By Michael E. Ruane
Washington Post Staff Writer
Thursday, November 11, 2010; 10:01 PM
Mustang Billy bit his lip as he waited with his black POW-MIA flag at the end of the airport walkway for his old shipmate, Foggy, to get off the flight from Charlotte on Thursday.
Billy - Bill White, 63, of Germantown, had not seen Foggy - Jim Ryon, 63, of Chattanooga - since they parted ways on the old Navy destroyer USS Stormes in Norfolk four decades ago.
In those days, they had been 20-year-old sailors, heaving powder and shell into a five-inch gun amid the smoke and noise of the number-two mount as the Stormes plastered the coast of Vietnam in September 1966.
Thursday morning at Reagan National Airport, they were two middle-aged men who had now lived the lives that were once before them, looking back on Veterans Day to see whether the old bonds were still there.
At 8:59 a.m., White, a distinguished-looking man in a white shirt and red V-neck sweater, spotted a smiling, portly, bearded chap with a gray ponytail walking up to him with a suitcase.
It was Foggy.
They embraced, slapped each other on the back and shook hands.
"Oh, man," Ryon said. "Bill! Look at my buddy."
They embraced again. "Welcome home, brother," Ryon said. "What a day!"
"This is my boy," White said.
"Forty-four years," exclaimed Ryon, who was wearing a Vietnam War-motif lapel button that read "Brothers Forever."
"Life," White had said earlier with a snap of his fingers. "Here's 44 years that's gone by, and it seems like yesterday."
Ryon, whose nickname stemmed from his penchant for daydreaming, had been one of the organizers of a Stormes reunion.
And he and White, who was nicknamed for the Ford Mustang he once drove, had contacted other shipmates - about 10 of whom were gathering at Arlington National Cemetery for the day's commemorations.
After their airport meeting, White and Ryon walked with arms around each other to White's car for the drive to the cemetery.
There, amid crisp fall weather and blue skies, they joined the other Stormes sailors and gathered around White's flag.

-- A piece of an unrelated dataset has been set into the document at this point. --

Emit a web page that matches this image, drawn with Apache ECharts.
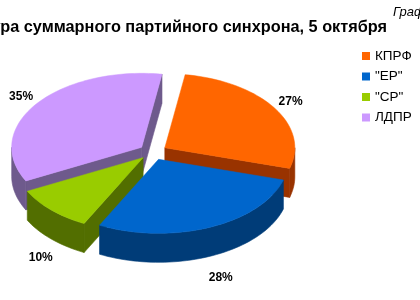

They were gray-haired retirees, for the most part. They had health problems, had been through divorces and the death of children. Several had poor hearing - the result, they believe, of the roar of the destroyer's guns.
Jack Kaperka, 68, who was retired from the hotel business and was wearing a yellow jacket patch that said "Gulf of Tonkin Yacht Club," had flown in from Tucson.
He had run the Stormes' post office.
"It's like seeing your brothers," he said. "We were family. Six months together, 325 guys. ... You ate together. You slept together. You cried together. You laughed. You got drunk."
Tom Cox, 66, of Northfield, N.J., was there. He was an IC3 on the ship - an internal communications technician - but is best known as the guy who ran the ship's movies.
Mike "Buddy" Sukeena, 66, drove up from Manassas. The native of Branchdale, in the Pennsylvania anthracite country, was a ship-fitter. "We kept it afloat," he said.
"When you're in the military, there's basically a bond, a bond that you never, never lose," he said. "When you see these guys, like right now, it's like we never left."
Allen Reed, 80, of Portsmouth, Va., was there, too. A boiler technician and chief petty officer, he was still referred to on Thursday as "Chief Reed."
"I left the ship in '67," he said, and had not seen any of his shipmates since. "This is a day for me. ... It's a happy time."
The stories began to flow immediately.
There was the time in Norfolk when White and Ryon had bought black plastic shoes, Hawaiian shirts and new pants (though ill-fitting) to impress two women, who took one look at them and disappeared. "We haven't seen them since," Ryon joked.
"I'm ... enclutched in a yesteryear frame of mind," he said. "Everything's coming back. ... Everything's there like it used to be."
They remembered the time on ship when they dragged a sailor who failed to bathe into the shower and pummeled him with socks stuffed with bars of soap.
White and Ryon laughed about the woman in France they both wanted to marry.
They recalled the typhoon that had the Stormes doing what Sukeena said were 48-degree rolls and almost sank it off Hong Kong. "It was rough," he said.
They laughed about the night Cox showed the movie "Shenandoah" on deck, and the sailors of a nearby Soviet ship they were tracking watched, too.
Some expressed anguish over the Stormes' shelling of the Vietnamese coast, which they said they believed had killed scores of people.
And at 11 a.m., on the eleventh day of the eleventh month, in the grand, pillared amphitheater behind the Tomb of the Unknowns, they stood with hundreds of other veterans to accept the country's praise.
As an artillery salute echoed in the distance, they heard Vice President Biden call them the most tested of Americans: "the heart and soul, the very spine of the nation."